In 2005 werden te Groesbeek (provincie Gelderland) de restanten van drie elkaar opvolgende woontorens opgegraven. Zij vormden echter niet de oudste fase van kasteelbouw in het dorp. In 1990 was namelijk westelijk van de site al de aanleg van een op hout gefundeerd rechthoekig tufstenen gebouw uit het laatste kwart van de 10e eeuw blootgelegd. Vanwege deze vroege steenbouw gaat men er vanuit dat het hier handelt om een rijkshof die diende als verblijf voor koning of keizer tijdens jachtpartijen in het omringende bosgebied. Nadat de nog te bespreken woontorens buiten gebruik waren geraakt werd in het midden van de 16e eeuw (mogelijk 1555) op de plaats van deze 10e-eeuwse hof een nieuw kasteel gebouwd.
Dan de woontorens. De eerste vermelding van een heer te Groesbeek stamt uit 1258. Er is dan sprake van ‘miles’(ridder) Johannes de Gronesbeke. Hij was het waarschijnlijk die in 1265 in het dal van de Groesbeek een houten woontoren op een rond zandplateau liet aanleggen. De flanken van het zandlichaam waren als een soort beschoeiing voorzien van twijgen. De centrale houten toren rustte op acht ingeheide houten palen en mat 6,20×6,20 meter. Mogelijk bestond het opgaand werk uit vakwerk met leempleister. Om de toren was een rondlopende houten palissade met een diameter van vijftien meter aanwezig, aan de binnenzijde voorzien van een houten looppad (weergang) op het maaiveld.

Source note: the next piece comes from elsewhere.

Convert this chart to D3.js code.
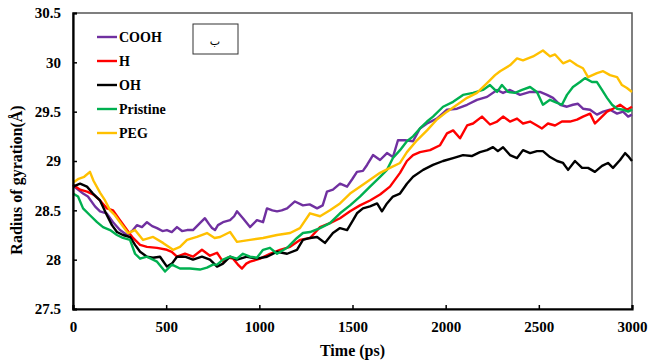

In 1301 werd de toren vervangen door een grotere, eveneens in hout opgetrokken toren van 10,4×9 meter. De toren was door de toepassing van hout in die tijd al archaïsch te noemen. De fundering was anders dan die uit de eerste fase: nu waren er vele houten palen op onderlinge afstand van één tot anderhalve meter ingeheid. Dit duidt op een ander soort opbouw.
Omstreeks 1343 werd ook de tweede houten toren vervangen en wel door een exemplaar in baksteen met dezelfde afmetingen. De datering is overigens gebaseerd op een schatvondst van munten die als bouwoffer in de fundering was gemetseld. De houten palen van fase 2 dienden als basis voor een kespenraster waarop de bakstenen kistmuur werd aangelegd. De buitenzijde bevatte zowel baksteen als natuursteen in wild verband, waarbij hergebruik niet is uitgesloten. Het opgaand werk was circa 60-80 centimeter zwaar. De rondlopende palissade werd vervangen door een diep gefundeerde vierkante weermuur zonder steunberen aan de binnenzijde. Dat laatste duidt op een weergang op houten korbeels. De toren zelf was gedekt met groene leien in Maasdekking. Aan de westzijde – tussen toren en weermuur – werd later een keukenbouw met broodoven gerealiseerd. Omstreeks 1400 werd de toren gesloopt en het terrein genivelleerd.